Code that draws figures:
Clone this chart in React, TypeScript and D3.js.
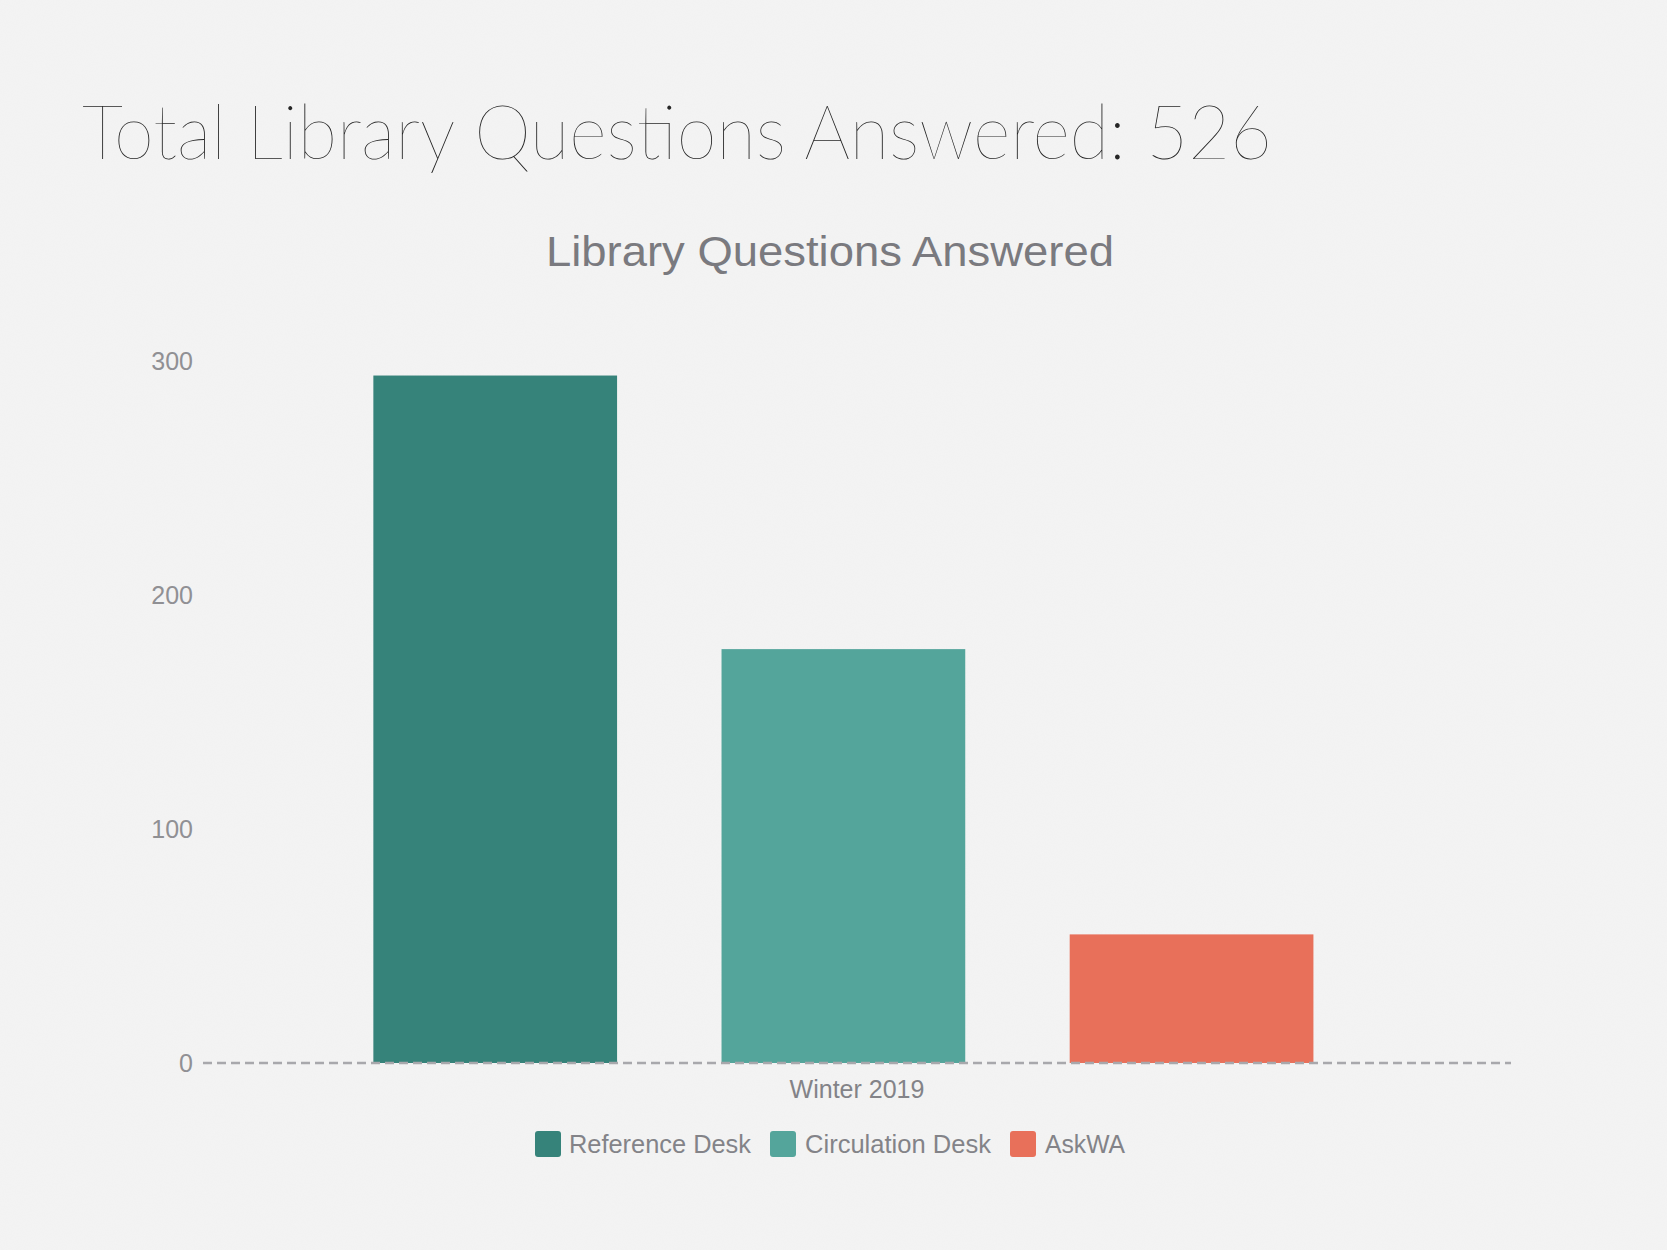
import React from "react";
import * as d3 from "d3";

const categories = ["Winter 2019"];
const seriesNames = ["Reference Desk", "Circulation Desk", "AskWA"];
const seriesValues = [294, 177, 55];
const seriesColors = ["#36837a", "#54a59b", "#e8705a"];
const yTicks = [0, 100, 200, 300];
const totalLabel = "Total Library Questions Answered: 526";
const chartTitle = "Library Questions Answered";

const W = 1667;
const H = 1250;
const plotLeft = 203;
const plotRight = 1511;
const plotTop = 361.5;
const plotBottom = 1063;

export default function App() {
  const y = d3.scaleLinear().domain([0, 300]).range([plotBottom, plotTop]);
  const x0 = d3
    .scaleBand<string>()
    .domain(categories)
    .range([plotLeft, plotRight])
    .paddingInner(0)
    .paddingOuter(0.1957)
    .align(0.463);
  const x1 = d3
    .scaleBand<string>()
    .domain(seriesNames)
    .range([0, x0.bandwidth()])
    .paddingInner(0.3)
    .paddingOuter(0);

  const legendItems = [
    { x: 535, tx: 569, len: 182 },
    { x: 770, tx: 805, len: 186 },
    { x: 1010, tx: 1045, len: 80 },
  ];

  return (
    <svg
      width={W}
      height={H}
      viewBox={`0 0 ${W} ${H}`}
      style={{ position: "absolute", left: 0, top: 0, display: "block" }}
    >
      <defs>
        <filter id="paper" x="0" y="0" width="100%" height="100%">
          <feTurbulence type="fractalNoise" baseFrequency="0.9" numOctaves="2" seed="3" result="n" />
          <feColorMatrix
            in="n"
            type="matrix"
            values="0 0 0 0 0.5  0 0 0 0 0.5  0 0 0 0 0.5  0 0 0 0.05 0"
          />
        </filter>
      </defs>
      <rect x={0} y={0} width={W} height={H} fill="#f4f4f4" />
      <rect x={0} y={0} width={W} height={H} filter="url(#paper)" />

      <text
        x={82}
        y={159}
        fontFamily="Lato, 'Noto Sans', sans-serif"
        fontWeight={100}
        fontSize={76}
        fill="#262626"
        textLength={1190}
        lengthAdjust="spacingAndGlyphs"
      >
        {totalLabel}
      </text>

      <text
        x={546}
        y={266}
        fontFamily="'Liberation Sans', Arial, sans-serif"
        fontSize={43}
        fill="#7a7a7f"
        textLength={568}
        lengthAdjust="spacingAndGlyphs"
      >
        {chartTitle}
      </text>

      {yTicks.map((t) => (
        <text
          key={t}
          x={193}
          y={y(t)}
          dy="0.35em"
          textAnchor="end"
          fontFamily="'Liberation Sans', Arial, sans-serif"
          fontSize={25}
          fill="#909094"
        >
          {t}
        </text>
      ))}

      {categories.map((c) => (
        <g key={c} transform={`translate(${x0(c)},0)`}>
          {seriesNames.map((s, i) => (
            <rect
              key={s}
              x={x1(s)}
              y={y(seriesValues[i])}
              width={x1.bandwidth()}
              height={y(0) - y(seriesValues[i])}
              fill={seriesColors[i]}
            />
          ))}
        </g>
      ))}

      <line
        x1={plotLeft}
        x2={plotRight}
        y1={y(0)}
        y2={y(0)}
        stroke="#a8a8ac"
        strokeWidth={2.5}
        strokeDasharray="9 5"
      />

      {categories.map((c) => (
        <text
          key={c}
          x={(plotLeft + plotRight) / 2}
          y={1098}
          textAnchor="middle"
          fontFamily="'Liberation Sans', Arial, sans-serif"
          fontSize={25}
          fill="#838388"
        >
          {c}
        </text>
      ))}

      {seriesNames.map((s, i) => (
        <g key={s}>
          <rect
            x={legendItems[i].x}
            y={1131}
            width={26}
            height={26}
            rx={3}
            fill={seriesColors[i]}
          />
          <text
            x={legendItems[i].tx}
            y={1153}
            fontFamily="'Liberation Sans', Arial, sans-serif"
            fontSize={25}
            fill="#838388"
            textLength={legendItems[i].len}
            lengthAdjust="spacingAndGlyphs"
          >
            {s}
          </text>
        </g>
      ))}
    </svg>
  );
}
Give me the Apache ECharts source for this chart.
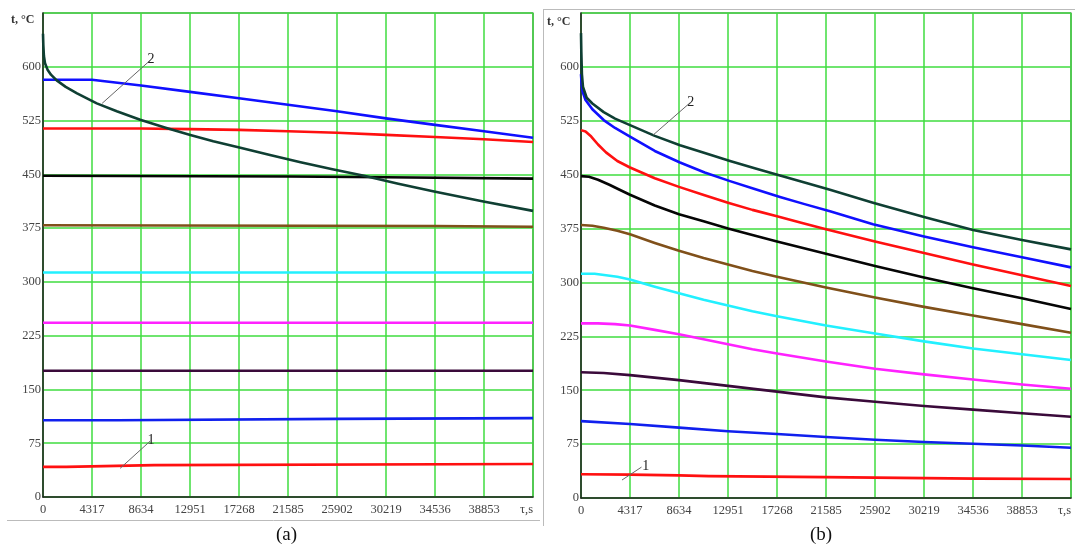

• Prompt
Repeat the data exactly, dropping every picture it holds.

• Written answer
Clone this chart in React, TypeScript and D3.js.
import React from "react";
import * as d3 from "d3";

const categories = ["Winter 2019"];
const seriesNames = ["Reference Desk", "Circulation Desk", "AskWA"];
const seriesValues = [294, 177, 55];
const seriesColors = ["#36837a", "#54a59b", "#e8705a"];
const yTicks = [0, 100, 200, 300];
const totalLabel = "Total Library Questions Answered: 526";
const chartTitle = "Library Questions Answered";

const W = 1667;
const H = 1250;
const plotLeft = 203;
const plotRight = 1511;
const plotTop = 361.5;
const plotBottom = 1063;

export default function App() {
  const y = d3.scaleLinear().domain([0, 300]).range([plotBottom, plotTop]);
  const x0 = d3
    .scaleBand<string>()
    .domain(categories)
    .range([plotLeft, plotRight])
    .paddingInner(0)
    .paddingOuter(0.1957)
    .align(0.463);
  const x1 = d3
    .scaleBand<string>()
    .domain(seriesNames)
    .range([0, x0.bandwidth()])
    .paddingInner(0.3)
    .paddingOuter(0);

  const legendItems = [
    { x: 535, tx: 569, len: 182 },
    { x: 770, tx: 805, len: 186 },
    { x: 1010, tx: 1045, len: 80 },
  ];

  return (
    <svg
      width={W}
      height={H}
      viewBox={`0 0 ${W} ${H}`}
      style={{ position: "absolute", left: 0, top: 0, display: "block" }}
    >
      <defs>
        <filter id="paper" x="0" y="0" width="100%" height="100%">
          <feTurbulence type="fractalNoise" baseFrequency="0.9" numOctaves="2" seed="3" result="n" />
          <feColorMatrix
            in="n"
            type="matrix"
            values="0 0 0 0 0.5  0 0 0 0 0.5  0 0 0 0 0.5  0 0 0 0.05 0"
          />
        </filter>
      </defs>
      <rect x={0} y={0} width={W} height={H} fill="#f4f4f4" />
      <rect x={0} y={0} width={W} height={H} filter="url(#paper)" />

      <text
        x={82}
        y={159}
        fontFamily="Lato, 'Noto Sans', sans-serif"
        fontWeight={100}
        fontSize={76}
        fill="#262626"
        textLength={1190}
        lengthAdjust="spacingAndGlyphs"
      >
        {totalLabel}
      </text>

      <text
        x={546}
        y={266}
        fontFamily="'Liberation Sans', Arial, sans-serif"
        fontSize={43}
        fill="#7a7a7f"
        textLength={568}
        lengthAdjust="spacingAndGlyphs"
      >
        {chartTitle}
      </text>

      {yTicks.map((t) => (
        <text
          key={t}
          x={193}
          y={y(t)}
          dy="0.35em"
          textAnchor="end"
          fontFamily="'Liberation Sans', Arial, sans-serif"
          fontSize={25}
          fill="#909094"
        >
          {t}
        </text>
      ))}

      {categories.map((c) => (
        <g key={c} transform={`translate(${x0(c)},0)`}>
          {seriesNames.map((s, i) => (
            <rect
              key={s}
              x={x1(s)}
              y={y(seriesValues[i])}
              width={x1.bandwidth()}
              height={y(0) - y(seriesValues[i])}
              fill={seriesColors[i]}
            />
          ))}
        </g>
      ))}

      <line
        x1={plotLeft}
        x2={plotRight}
        y1={y(0)}
        y2={y(0)}
        stroke="#a8a8ac"
        strokeWidth={2.5}
        strokeDasharray="9 5"
      />

      {categories.map((c) => (
        <text
          key={c}
          x={(plotLeft + plotRight) / 2}
          y={1098}
          textAnchor="middle"
          fontFamily="'Liberation Sans', Arial, sans-serif"
          fontSize={25}
          fill="#838388"
        >
          {c}
        </text>
      ))}

      {seriesNames.map((s, i) => (
        <g key={s}>
          <rect
            x={legendItems[i].x}
            y={1131}
            width={26}
            height={26}
            rx={3}
            fill={seriesColors[i]}
          />
          <text
            x={legendItems[i].tx}
            y={1153}
            fontFamily="'Liberation Sans', Arial, sans-serif"
            fontSize={25}
            fill="#838388"
            textLength={legendItems[i].len}
            lengthAdjust="spacingAndGlyphs"
          >
            {s}
          </text>
        </g>
      ))}
    </svg>
  );
}
Give me the Apache ECharts source for this chart.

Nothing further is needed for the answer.